= Your task =
In the records below, find the line that contains "Emit a web page" and the line that contains "45, 45, 45, 45, 45, 45, 45];"; write out exactly those two lines and everything between them, without the pictures.

= Dataset content =

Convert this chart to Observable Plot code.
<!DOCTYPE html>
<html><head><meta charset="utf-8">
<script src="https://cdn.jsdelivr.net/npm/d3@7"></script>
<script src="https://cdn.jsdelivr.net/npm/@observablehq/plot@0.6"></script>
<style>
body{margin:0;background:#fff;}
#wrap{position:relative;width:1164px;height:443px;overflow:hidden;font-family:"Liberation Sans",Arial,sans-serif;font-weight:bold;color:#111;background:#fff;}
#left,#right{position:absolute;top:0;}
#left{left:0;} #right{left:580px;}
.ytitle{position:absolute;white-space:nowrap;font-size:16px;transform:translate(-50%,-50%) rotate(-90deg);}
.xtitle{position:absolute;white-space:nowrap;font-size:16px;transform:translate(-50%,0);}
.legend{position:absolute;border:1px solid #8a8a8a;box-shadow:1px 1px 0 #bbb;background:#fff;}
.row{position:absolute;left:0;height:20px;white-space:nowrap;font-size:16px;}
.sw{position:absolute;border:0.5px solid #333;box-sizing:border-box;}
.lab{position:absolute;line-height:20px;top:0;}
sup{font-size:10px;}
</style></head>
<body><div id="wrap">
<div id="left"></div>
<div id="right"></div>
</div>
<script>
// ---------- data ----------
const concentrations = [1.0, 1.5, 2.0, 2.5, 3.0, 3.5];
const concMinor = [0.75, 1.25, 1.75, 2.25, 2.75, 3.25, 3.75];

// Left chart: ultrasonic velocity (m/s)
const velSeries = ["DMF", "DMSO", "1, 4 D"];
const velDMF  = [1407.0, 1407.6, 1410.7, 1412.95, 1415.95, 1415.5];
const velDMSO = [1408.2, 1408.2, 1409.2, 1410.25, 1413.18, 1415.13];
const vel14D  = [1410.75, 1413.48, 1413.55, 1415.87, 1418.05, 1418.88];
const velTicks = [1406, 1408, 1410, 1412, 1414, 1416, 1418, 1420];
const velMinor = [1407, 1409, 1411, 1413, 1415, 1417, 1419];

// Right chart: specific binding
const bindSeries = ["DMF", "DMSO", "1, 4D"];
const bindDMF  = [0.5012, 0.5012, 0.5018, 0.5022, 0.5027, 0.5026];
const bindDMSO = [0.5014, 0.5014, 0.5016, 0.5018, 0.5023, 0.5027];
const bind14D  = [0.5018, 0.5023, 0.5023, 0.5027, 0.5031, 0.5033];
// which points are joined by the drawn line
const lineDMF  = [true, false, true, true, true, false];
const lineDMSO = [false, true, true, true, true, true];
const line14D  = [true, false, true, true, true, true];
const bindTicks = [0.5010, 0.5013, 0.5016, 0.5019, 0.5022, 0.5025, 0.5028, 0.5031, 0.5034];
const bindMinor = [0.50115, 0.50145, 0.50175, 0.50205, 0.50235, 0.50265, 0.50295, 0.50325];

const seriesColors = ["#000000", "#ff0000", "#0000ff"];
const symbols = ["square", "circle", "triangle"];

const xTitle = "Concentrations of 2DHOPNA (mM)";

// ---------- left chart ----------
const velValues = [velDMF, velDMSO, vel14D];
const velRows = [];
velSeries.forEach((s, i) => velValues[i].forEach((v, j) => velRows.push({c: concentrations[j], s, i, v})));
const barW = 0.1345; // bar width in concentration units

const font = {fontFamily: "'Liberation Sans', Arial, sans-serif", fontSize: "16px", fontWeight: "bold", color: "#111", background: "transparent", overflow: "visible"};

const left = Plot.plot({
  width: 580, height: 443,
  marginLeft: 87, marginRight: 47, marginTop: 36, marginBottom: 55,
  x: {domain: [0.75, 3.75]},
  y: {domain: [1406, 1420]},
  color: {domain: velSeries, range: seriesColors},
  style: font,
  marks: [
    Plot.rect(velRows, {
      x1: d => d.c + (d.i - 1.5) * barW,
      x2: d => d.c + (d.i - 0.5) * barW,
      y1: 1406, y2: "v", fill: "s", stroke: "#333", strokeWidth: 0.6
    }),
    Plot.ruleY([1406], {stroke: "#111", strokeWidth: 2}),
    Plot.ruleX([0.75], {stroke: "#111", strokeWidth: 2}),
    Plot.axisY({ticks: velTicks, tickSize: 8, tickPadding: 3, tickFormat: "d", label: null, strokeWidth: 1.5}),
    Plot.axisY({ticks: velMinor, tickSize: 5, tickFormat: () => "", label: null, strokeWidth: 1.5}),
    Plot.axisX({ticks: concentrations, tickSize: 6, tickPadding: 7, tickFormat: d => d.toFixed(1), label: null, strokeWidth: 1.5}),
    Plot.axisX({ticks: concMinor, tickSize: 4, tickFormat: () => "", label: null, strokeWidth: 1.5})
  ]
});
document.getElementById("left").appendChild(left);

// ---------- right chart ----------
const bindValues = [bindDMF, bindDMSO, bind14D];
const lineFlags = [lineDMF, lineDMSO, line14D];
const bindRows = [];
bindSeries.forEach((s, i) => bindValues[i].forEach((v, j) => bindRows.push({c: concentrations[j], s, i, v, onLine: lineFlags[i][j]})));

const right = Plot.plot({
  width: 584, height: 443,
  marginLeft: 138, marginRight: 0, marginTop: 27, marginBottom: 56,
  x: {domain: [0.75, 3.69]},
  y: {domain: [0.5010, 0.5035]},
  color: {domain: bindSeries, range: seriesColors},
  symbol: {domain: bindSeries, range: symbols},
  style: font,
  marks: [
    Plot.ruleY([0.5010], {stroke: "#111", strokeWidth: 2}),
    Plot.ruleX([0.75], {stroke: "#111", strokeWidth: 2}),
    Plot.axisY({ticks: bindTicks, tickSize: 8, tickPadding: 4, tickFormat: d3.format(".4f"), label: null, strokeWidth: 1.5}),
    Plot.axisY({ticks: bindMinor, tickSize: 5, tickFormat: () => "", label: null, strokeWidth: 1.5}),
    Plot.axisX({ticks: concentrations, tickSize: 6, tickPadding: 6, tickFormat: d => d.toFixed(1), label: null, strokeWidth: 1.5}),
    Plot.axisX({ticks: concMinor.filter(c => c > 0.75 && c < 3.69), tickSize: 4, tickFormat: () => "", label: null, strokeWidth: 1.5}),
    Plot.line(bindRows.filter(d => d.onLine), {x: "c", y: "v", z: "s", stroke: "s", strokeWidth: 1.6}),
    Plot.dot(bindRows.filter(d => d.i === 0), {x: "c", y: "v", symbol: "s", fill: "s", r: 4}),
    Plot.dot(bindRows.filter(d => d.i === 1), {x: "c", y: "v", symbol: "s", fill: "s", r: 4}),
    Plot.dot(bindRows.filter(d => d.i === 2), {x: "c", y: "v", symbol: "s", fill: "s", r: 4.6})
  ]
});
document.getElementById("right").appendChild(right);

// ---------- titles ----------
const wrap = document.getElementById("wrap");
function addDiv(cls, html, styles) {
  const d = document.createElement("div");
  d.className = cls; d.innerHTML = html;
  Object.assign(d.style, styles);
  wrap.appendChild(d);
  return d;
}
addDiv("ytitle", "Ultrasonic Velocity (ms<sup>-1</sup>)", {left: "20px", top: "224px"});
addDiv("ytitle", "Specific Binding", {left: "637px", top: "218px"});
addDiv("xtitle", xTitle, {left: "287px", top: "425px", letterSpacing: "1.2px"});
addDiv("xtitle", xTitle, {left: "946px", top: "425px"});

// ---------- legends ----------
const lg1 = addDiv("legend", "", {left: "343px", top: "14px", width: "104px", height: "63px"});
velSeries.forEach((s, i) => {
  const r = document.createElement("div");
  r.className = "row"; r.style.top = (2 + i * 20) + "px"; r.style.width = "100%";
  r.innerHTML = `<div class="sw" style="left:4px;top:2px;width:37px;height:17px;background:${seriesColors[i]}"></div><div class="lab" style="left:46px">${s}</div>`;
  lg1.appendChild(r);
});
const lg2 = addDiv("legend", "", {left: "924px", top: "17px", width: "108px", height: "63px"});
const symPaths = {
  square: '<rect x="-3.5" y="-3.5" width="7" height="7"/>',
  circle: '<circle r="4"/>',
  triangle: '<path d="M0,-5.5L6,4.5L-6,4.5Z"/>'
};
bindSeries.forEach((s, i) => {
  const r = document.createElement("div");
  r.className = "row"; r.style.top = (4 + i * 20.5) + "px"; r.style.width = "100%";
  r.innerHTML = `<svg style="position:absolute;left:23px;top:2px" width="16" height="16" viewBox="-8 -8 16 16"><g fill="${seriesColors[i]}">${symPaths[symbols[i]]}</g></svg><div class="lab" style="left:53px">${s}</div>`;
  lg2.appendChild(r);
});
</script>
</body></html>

* * *

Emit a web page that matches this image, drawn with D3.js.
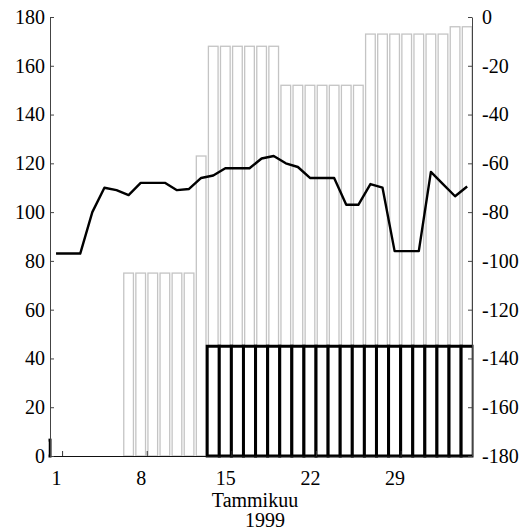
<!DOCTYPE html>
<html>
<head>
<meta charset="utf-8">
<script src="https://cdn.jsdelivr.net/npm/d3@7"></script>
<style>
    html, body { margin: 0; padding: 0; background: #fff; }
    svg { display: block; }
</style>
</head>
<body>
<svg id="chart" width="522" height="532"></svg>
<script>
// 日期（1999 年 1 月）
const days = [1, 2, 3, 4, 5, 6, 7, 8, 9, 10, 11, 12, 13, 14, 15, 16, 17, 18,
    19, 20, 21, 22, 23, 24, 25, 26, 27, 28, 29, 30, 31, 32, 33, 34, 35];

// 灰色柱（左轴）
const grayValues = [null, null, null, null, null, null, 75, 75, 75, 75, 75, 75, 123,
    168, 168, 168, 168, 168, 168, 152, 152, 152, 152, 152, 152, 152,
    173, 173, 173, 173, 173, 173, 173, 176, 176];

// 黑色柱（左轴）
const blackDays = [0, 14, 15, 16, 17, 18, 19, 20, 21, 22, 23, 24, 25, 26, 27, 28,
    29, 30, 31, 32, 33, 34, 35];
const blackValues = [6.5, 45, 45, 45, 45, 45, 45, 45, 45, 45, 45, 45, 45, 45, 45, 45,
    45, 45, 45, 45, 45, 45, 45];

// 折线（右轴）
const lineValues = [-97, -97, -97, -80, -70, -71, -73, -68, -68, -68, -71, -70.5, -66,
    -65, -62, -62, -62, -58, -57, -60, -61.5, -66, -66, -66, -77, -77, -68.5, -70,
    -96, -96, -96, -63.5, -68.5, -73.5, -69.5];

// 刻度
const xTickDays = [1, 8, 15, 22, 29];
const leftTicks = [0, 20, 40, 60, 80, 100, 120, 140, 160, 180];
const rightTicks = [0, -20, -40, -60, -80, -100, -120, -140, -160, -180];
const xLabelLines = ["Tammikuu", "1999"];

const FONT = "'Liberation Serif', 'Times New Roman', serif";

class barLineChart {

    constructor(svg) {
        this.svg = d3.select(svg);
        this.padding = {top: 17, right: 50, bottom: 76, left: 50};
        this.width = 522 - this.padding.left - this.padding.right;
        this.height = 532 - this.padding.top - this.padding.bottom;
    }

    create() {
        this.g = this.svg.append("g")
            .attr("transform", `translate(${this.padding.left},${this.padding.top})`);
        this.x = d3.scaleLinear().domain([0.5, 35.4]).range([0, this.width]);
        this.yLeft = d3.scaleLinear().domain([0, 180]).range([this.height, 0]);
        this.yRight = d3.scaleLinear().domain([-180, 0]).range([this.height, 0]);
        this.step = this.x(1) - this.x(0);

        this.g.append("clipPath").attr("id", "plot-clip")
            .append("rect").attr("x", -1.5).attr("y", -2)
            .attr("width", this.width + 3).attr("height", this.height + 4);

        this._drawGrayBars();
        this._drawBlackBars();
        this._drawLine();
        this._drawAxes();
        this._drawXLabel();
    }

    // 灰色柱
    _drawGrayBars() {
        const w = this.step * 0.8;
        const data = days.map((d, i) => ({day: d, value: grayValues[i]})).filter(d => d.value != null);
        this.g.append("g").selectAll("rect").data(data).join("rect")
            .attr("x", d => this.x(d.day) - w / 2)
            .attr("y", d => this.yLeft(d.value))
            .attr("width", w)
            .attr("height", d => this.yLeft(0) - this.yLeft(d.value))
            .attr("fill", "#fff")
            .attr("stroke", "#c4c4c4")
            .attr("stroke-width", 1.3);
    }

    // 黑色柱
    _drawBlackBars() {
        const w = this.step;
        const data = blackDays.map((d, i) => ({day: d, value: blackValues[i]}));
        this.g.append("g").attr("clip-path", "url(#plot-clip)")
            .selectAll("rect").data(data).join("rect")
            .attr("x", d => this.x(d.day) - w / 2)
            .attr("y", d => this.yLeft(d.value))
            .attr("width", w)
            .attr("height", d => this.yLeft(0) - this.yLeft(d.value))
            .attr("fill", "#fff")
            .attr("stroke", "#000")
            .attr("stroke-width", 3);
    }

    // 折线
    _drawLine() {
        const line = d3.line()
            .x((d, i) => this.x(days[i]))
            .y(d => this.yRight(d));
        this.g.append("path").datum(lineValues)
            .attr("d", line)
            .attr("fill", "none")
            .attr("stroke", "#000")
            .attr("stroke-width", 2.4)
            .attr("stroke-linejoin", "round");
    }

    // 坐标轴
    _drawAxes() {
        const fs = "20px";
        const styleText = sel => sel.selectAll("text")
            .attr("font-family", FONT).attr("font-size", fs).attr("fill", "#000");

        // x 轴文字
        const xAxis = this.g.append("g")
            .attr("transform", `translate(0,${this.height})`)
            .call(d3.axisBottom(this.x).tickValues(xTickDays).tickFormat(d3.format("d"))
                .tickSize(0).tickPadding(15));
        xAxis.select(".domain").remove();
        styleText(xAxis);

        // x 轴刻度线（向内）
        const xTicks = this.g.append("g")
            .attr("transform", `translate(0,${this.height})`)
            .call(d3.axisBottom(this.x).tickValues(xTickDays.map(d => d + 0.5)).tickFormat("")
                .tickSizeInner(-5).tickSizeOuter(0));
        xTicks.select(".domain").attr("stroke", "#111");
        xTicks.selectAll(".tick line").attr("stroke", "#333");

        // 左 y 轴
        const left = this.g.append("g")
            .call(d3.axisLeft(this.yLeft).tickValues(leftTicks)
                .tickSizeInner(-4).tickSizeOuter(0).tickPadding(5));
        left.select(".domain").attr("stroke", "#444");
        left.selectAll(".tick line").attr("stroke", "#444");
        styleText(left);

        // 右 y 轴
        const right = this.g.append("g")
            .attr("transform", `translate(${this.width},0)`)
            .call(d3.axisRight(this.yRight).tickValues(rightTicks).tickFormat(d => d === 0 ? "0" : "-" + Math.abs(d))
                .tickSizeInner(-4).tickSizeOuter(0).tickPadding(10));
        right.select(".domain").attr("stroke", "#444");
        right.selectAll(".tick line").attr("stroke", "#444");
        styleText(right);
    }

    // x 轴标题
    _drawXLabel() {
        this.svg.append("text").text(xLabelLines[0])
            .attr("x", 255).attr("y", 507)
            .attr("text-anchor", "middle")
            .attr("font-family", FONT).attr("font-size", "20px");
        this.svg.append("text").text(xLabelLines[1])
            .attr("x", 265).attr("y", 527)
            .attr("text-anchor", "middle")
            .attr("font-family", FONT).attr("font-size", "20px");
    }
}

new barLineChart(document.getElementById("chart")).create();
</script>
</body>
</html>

= Result below =
Emit a web page that matches this image, drawn with D3.js.
<!DOCTYPE html>
<html>
<head>
<meta charset="utf-8">
<script src="https://cdn.jsdelivr.net/npm/d3@7"></script>
<style>
    html, body { margin: 0; padding: 0; background: #fff; }
    svg { display: block; }
</style>
</head>
<body>
<svg id="chart" width="522" height="532"></svg>
<script>
// 日期（1999 年 1 月）
const days = [1, 2, 3, 4, 5, 6, 7, 8, 9, 10, 11, 12, 13, 14, 15, 16, 17, 18,
    19, 20, 21, 22, 23, 24, 25, 26, 27, 28, 29, 30, 31, 32, 33, 34, 35];

// 灰色柱（左轴）
const grayValues = [null, null, null, null, null, null, 75, 75, 75, 75, 75, 75, 123,
    168, 168, 168, 168, 168, 168, 152, 152, 152, 152, 152, 152, 152,
    173, 173, 173, 173, 173, 173, 173, 176, 176];

// 黑色柱（左轴）
const blackDays = [0, 14, 15, 16, 17, 18, 19, 20, 21, 22, 23, 24, 25, 26, 27, 28,
    29, 30, 31, 32, 33, 34, 35];
const blackValues = [6.5, 45, 45, 45, 45, 45, 45, 45, 45, 45, 45, 45, 45, 45, 45, 45,
    45, 45, 45, 45, 45, 45, 45];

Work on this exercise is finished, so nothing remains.